Unveiling the Transformative Potential of SWCNT/In₂O₃ Heterostructures as High-Performance Catalysts for Overall Water Splitting

In this paper, we studied the synthesis of In₂O₃/SWCNT heterostructure catalysts by blending single-walled carbon nanotubes (SWCNTs) in In₂O₃ nanomaterial during an in situ and facile one-step hydrothermal method for the application of electrocatalytic overall water splitting (OWS). Interestingly, it is predictable that the SWCNTs and In₂O₃ have different vacuum levels, which could play a crucial role in charge transfer by band engineering when both are brought into direct contact (surface or interface or both) to form the In₂O₃/SWCNT heterostructure. Remarkably, we discussed the possibilities of surface and interface engineering during In₂O₃/SWCNT heterostructure formation, which regulates and enhances the hydrogen and oxygen reaction kinetics. Consequently, the In₂O₃/SWCNT-4 catalyst illustrates the lowest overpotential values of 337 and 141 mV during the oxygen evolution reaction (OER) and hydrogen evolution reaction (HER), respectively, compared with other catalysts in an alkaline medium. It may be because adding SWCNTs accelerates the mass transport and segregation of water molecules and enriches the adsorption and desorption free energy of hydrogen intermediates, providing more active sites and improving intrinsic catalytic activities. The Tafel slope values of the OER are 175.1 and 116.1 mV dec^-1 for the pure In₂O₃ catalyst and In₂O₃/SWCNT-4 (5.0 mL of SWCNTs) heterostructure catalyst, suggesting that the SWCNTs can regulate the charge-transfer rate, which can play a crucial role in determining the rate-controlling steps of oxygen and hydrogen evolution reactions. The In₂O₃/SWCNT-4 catalyst shows excellent stability over 24 h of the HER (at −10 mA cm^-2) and 24 h of the OER (at 10 mA cm^-2) using chronopotentiometry (CP).
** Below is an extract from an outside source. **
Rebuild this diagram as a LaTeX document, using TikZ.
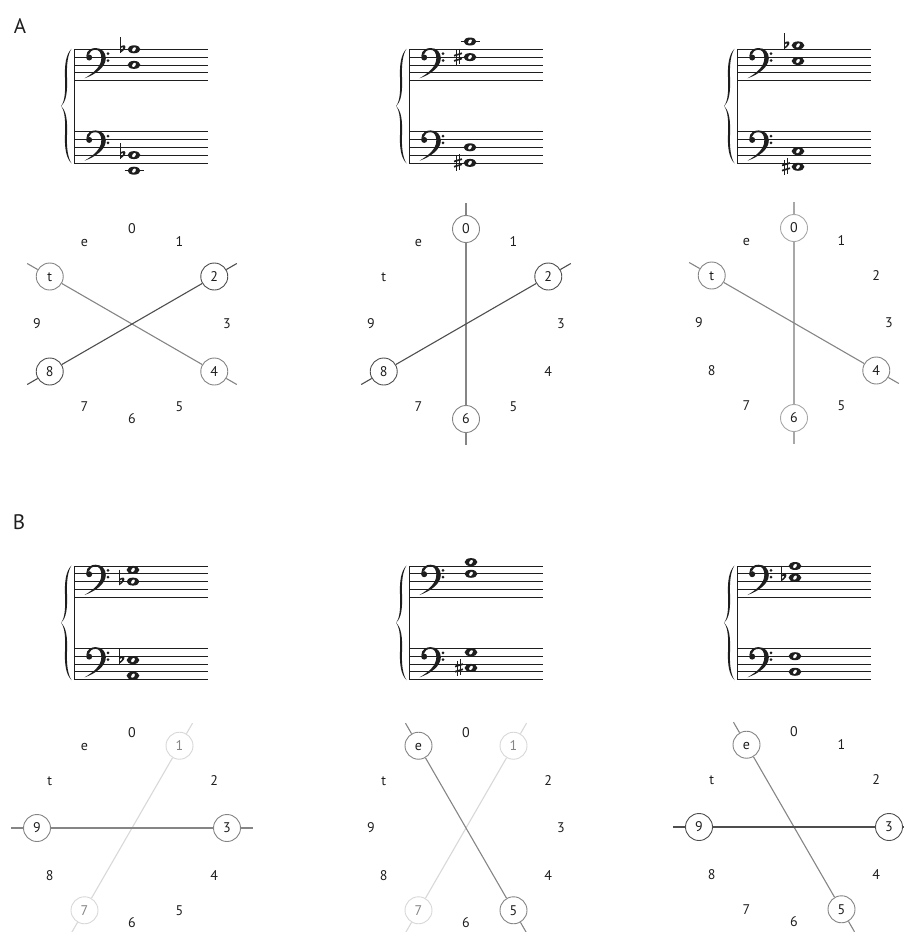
\documentclass[tikz,border=0pt]{standalone}
\usepackage{fontspec}
\setmainfont{PT Sans}
\usepackage{tikz}
\usetikzlibrary{calc}
\definecolor{ink}{HTML}{1E1E1E}
\definecolor{darkline}{HTML}{4E4E4E}
\definecolor{midline}{HTML}{858585}
\definecolor{lightline}{HTML}{A8A8A8}
\definecolor{paleline}{HTML}{D8D8D8}
\newcommand{\clockr}{95}
\newcommand{\tailr}{121}

\begin{document}
\begin{tikzpicture}[x=1pt, y=-1pt,
  pc/.style={font=\fontsize{14}{16}\selectfont, text=ink, inner sep=0pt,
             text height=9.8pt, text depth=0pt},
  ring/.style={pc, circle, draw=#1, fill=white, line width=0.9pt,
               minimum size=27pt},
  chord/.style={draw=#1, line width=1.1pt},
  tag/.style={font=\fontsize{21}{24}\selectfont, text=ink, inner sep=0pt},
  staff/.style={draw=ink, line width=0.8pt},
  fclef/.pic={
    \fill[ink] (15.2,8.2) circle (3);
    \fill[ink] (12.3,7) .. controls (12.3,0.5) and (18,-1.3) .. (21.5,-1.3)
      .. controls (28,-1.3) and (31.8,3) .. (31.8,9)
      .. controls (31.8,17.5) and (22,25) .. (10.5,29)
      .. controls (20,23.5) and (27.3,17) .. (27.3,9)
      .. controls (27.3,3) and (25,0.5) .. (21.5,0.5)
      .. controls (18,0.5) and (15.5,2.5) .. (15,5) -- cycle;
    \fill[ink] (34,4.4) circle (1.5) (34,11.2) circle (1.5);
  },
  grand/.pic={
    \foreach \i in {0,...,4} {
      \draw[staff] (0,7.8*\i) -- (134,7.8*\i);
      \draw[staff] (0,82.4+7.8*\i) -- (134,82.4+7.8*\i);
    }
    \draw[staff] (0,0) -- (0,113.6);
    \foreach \f in {1,-1}
      \fill[ink, shift={(0,56.8)}, yscale=\f] (-2.5,-57.3)
        .. controls (-8,-51.8) and (-9.5,-41.8) .. (-9,-28.8)
        .. controls (-8.5,-14.8) and (-9,-4.8) .. (-13,0)
        .. controls (-7.5,-4.8) and (-6.5,-14.8) .. (-7,-28.8)
        .. controls (-7.5,-42.8) and (-6,-51.8) .. (-2.5,-57.3) -- cycle;
    \pic at (0,0) {fclef};
    \pic at (0,82.4) {fclef};
  },
  wn/.pic={
    \fill[ink] (0,0) ellipse [x radius=6.4, y radius=4];
    \fill[white, rotate=55] (0,0) ellipse [x radius=2.4, y radius=1.5];
  },
  flat/.pic={
    \draw[ink, line width=0.8pt] (-2,-12) -- (-2,3.8);
    \fill[ink] (-2,3.8) .. controls (2.8,1) and (5,-2.8) .. (2.4,-4)
      .. controls (0.8,-4.6) and (-1,-3.2) .. (-2,-2) -- (-2,-0.3)
      .. controls (-0.8,-1.8) and (0.6,-2.5) .. (1.2,-1.9)
      .. controls (1.8,-1.2) and (0.3,0.8) .. (-2,2.2) -- cycle;
  },
  sharp/.pic={
    \draw[ink, line width=0.7pt] (-1.8,-7) -- (-1.8,8.5) (1.8,-8.5) -- (1.8,7);
    \draw[ink, line width=1.7pt] (-4,-1.4) -- (4,-3.8) (-4,3.8) -- (4,1.4);
  },
  ledger/.pic={\draw[staff] (-9.5,0) -- (9.5,0);}
]
\useasboundingbox (0,0) rectangle (904,932);

% staves
\node[tag] (labA) at (20,26) {A};
\node[tag] (labB) at (19,522) {B};
\foreach \x in {74,409,737} {
  \pic at (\x,49.3) {grand};
  \pic at (\x,566) {grand};
}
\foreach \x/\y in {134/170.7,470/41.5}
  \pic at (\x,\y) {ledger};
\foreach \x/\y in {134/49.3,134/64.9,134/155.1,134/170.7,
                   470/41.5,470/57.1,470/147.3,470/162.9,
                   798/45.4,798/61,798/151.2,798/166.8,
                   133/569.9,133/581.6,133/660.1,133/675.7,
                   471/562.1,471/573.8,471/652.3,471/667.9,
                   795/566,795/577.7,795/656.2,795/671.8}
  \pic at (\x,\y) {wn};
\foreach \x/\y in {122/49.3,122/155.1,786/45.4,
                   121/581.6,121/660.1,783/577.7}
  \pic at (\x,\y) {flat};
\foreach \x/\y in {458/57.1,458/162.9,786/166.8,459/667.9}
  \pic at (\x,\y) {sharp};

% A, left clock
\coordinate (a1) at (132,324);
\foreach \k/\lbl in {0/0,1/1,3/3,5/5,6/6,7/7,9/9,11/e}
  \node[pc] (a1-\k) at ($(a1)+(30*\k-90:\clockr)$) {\lbl};
\node[ring=darkline] (a1-2) at ($(a1)+(-30:\clockr)$) {2};
\node[ring=darkline] (a1-8) at ($(a1)+(150:\clockr)$) {8};
\node[ring=midline] (a1-10) at ($(a1)+(210:\clockr)$) {t};
\node[ring=midline] (a1-4) at ($(a1)+(30:\clockr)$) {4};
\path ($(a1)+(-30:\tailr)$) coordinate (a1-2x) ($(a1)+(150:\tailr)$) coordinate (a1-8x)
      ($(a1)+(210:\tailr)$) coordinate (a1-10x) ($(a1)+(30:\tailr)$) coordinate (a1-4x);
\draw[chord=midline] (a1-10x) -- (a1-10) -- (a1-4) -- (a1-4x);
\draw[chord=darkline] (a1-8x) -- (a1-8) -- (a1-2) -- (a1-2x);

% A, middle clock
\coordinate (a2) at (466,324);
\foreach \k/\lbl in {1/1,3/3,4/4,5/5,7/7,9/9,10/t,11/e}
  \node[pc] (a2-\k) at ($(a2)+(30*\k-90:\clockr)$) {\lbl};
\node[ring=midline] (a2-0) at ($(a2)+(-90:\clockr)$) {0};
\node[ring=midline] (a2-6) at ($(a2)+(90:\clockr)$) {6};
\node[ring=darkline] (a2-2) at ($(a2)+(-30:\clockr)$) {2};
\node[ring=darkline] (a2-8) at ($(a2)+(150:\clockr)$) {8};
\path ($(a2)+(-90:\tailr)$) coordinate (a2-0x) ($(a2)+(90:\tailr)$) coordinate (a2-6x)
      ($(a2)+(-30:\tailr)$) coordinate (a2-2x) ($(a2)+(150:\tailr)$) coordinate (a2-8x);
\draw[chord=midline] (a2-0x) -- (a2-0) -- (a2-6) -- (a2-6x);
\draw[chord=darkline] (a2-8x) -- (a2-8) -- (a2-2) -- (a2-2x);

% A, right clock
\coordinate (a3) at (794,323);
\foreach \k/\lbl in {1/1,2/2,3/3,5/5,7/7,8/8,9/9,11/e}
  \node[pc] (a3-\k) at ($(a3)+(30*\k-90:\clockr)$) {\lbl};
\node[ring=lightline] (a3-0) at ($(a3)+(-90:\clockr)$) {0};
\node[ring=lightline] (a3-6) at ($(a3)+(90:\clockr)$) {6};
\node[ring=midline] (a3-10) at ($(a3)+(210:\clockr)$) {t};
\node[ring=midline] (a3-4) at ($(a3)+(30:\clockr)$) {4};
\path ($(a3)+(-90:\tailr)$) coordinate (a3-0x) ($(a3)+(90:\tailr)$) coordinate (a3-6x)
      ($(a3)+(210:\tailr)$) coordinate (a3-10x) ($(a3)+(30:\tailr)$) coordinate (a3-4x);
\draw[chord=lightline] (a3-0x) -- (a3-0) -- (a3-6) -- (a3-6x);
\draw[chord=midline] (a3-10x) -- (a3-10) -- (a3-4) -- (a3-4x);

% B, left clock
\coordinate (b1) at (132,828);
\foreach \k/\lbl in {0/0,2/2,4/4,5/5,6/6,8/8,10/t,11/e}
  \node[pc] (b1-\k) at ($(b1)+(30*\k-90:\clockr)$) {\lbl};
\node[ring=midline] (b1-9) at ($(b1)+(180:\clockr)$) {9};
\node[ring=midline] (b1-3) at ($(b1)+(0:\clockr)$) {3};
\node[ring=paleline, text=midline] (b1-1) at ($(b1)+(-60:\clockr)$) {1};
\node[ring=paleline, text=midline] (b1-7) at ($(b1)+(120:\clockr)$) {7};
\path ($(b1)+(180:\tailr)$) coordinate (b1-9x) ($(b1)+(0:\tailr)$) coordinate (b1-3x)
      ($(b1)+(-60:\tailr)$) coordinate (b1-1x) ($(b1)+(120:\tailr)$) coordinate (b1-7x);
\draw[chord=paleline] (b1-1x) -- (b1-1) -- (b1-7) -- (b1-7x);
\draw[chord=midline] (b1-9x) -- (b1-9) -- (b1-3) -- (b1-3x);

% B, middle clock
\coordinate (b2) at (466,828);
\foreach \k/\lbl in {0/0,2/2,3/3,4/4,6/6,8/8,9/9,10/t}
  \node[pc] (b2-\k) at ($(b2)+(30*\k-90:\clockr)$) {\lbl};
\node[ring=midline] (b2-11) at ($(b2)+(240:\clockr)$) {e};
\node[ring=midline] (b2-5) at ($(b2)+(60:\clockr)$) {5};
\node[ring=paleline, text=midline] (b2-1) at ($(b2)+(-60:\clockr)$) {1};
\node[ring=paleline, text=midline] (b2-7) at ($(b2)+(120:\clockr)$) {7};
\path ($(b2)+(240:\tailr)$) coordinate (b2-11x) ($(b2)+(60:\tailr)$) coordinate (b2-5x)
      ($(b2)+(-60:\tailr)$) coordinate (b2-1x) ($(b2)+(120:\tailr)$) coordinate (b2-7x);
\draw[chord=paleline] (b2-1x) -- (b2-1) -- (b2-7) -- (b2-7x);
\draw[chord=midline] (b2-11x) -- (b2-11) -- (b2-5) -- (b2-5x);

% B, right clock
\coordinate (b3) at (794,827);
\foreach \k/\lbl in {0/0,1/1,2/2,4/4,6/6,7/7,8/8,10/t}
  \node[pc] (b3-\k) at ($(b3)+(30*\k-90:\clockr)$) {\lbl};
\node[ring=darkline] (b3-9) at ($(b3)+(180:\clockr)$) {9};
\node[ring=darkline] (b3-3) at ($(b3)+(0:\clockr)$) {3};
\node[ring=midline] (b3-11) at ($(b3)+(240:\clockr)$) {e};
\node[ring=midline] (b3-5) at ($(b3)+(60:\clockr)$) {5};
\path ($(b3)+(180:\tailr)$) coordinate (b3-9x) ($(b3)+(0:\tailr)$) coordinate (b3-3x)
      ($(b3)+(240:\tailr)$) coordinate (b3-11x) ($(b3)+(60:\tailr)$) coordinate (b3-5x);
\draw[chord=midline] (b3-11x) -- (b3-11) -- (b3-5) -- (b3-5x);
\draw[chord=darkline] (b3-9x) -- (b3-9) -- (b3-3) -- (b3-3x);
\end{tikzpicture}
\end{document}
Further, the overall water splitting of the In₂O₃/SWCNT-4 || In₂O₃/SWCNT-4 cell shows excellent OWS activities with the lowest cell potential of 1.58 V and excellent stability over 25 h at 10 mA cm^-2. In addition, water splitting mechanisms are discussed schematically to visualize the insights into the Schottky barrier formation by surface and interface engineering in the In₂O₃/SWCNT heterostructure.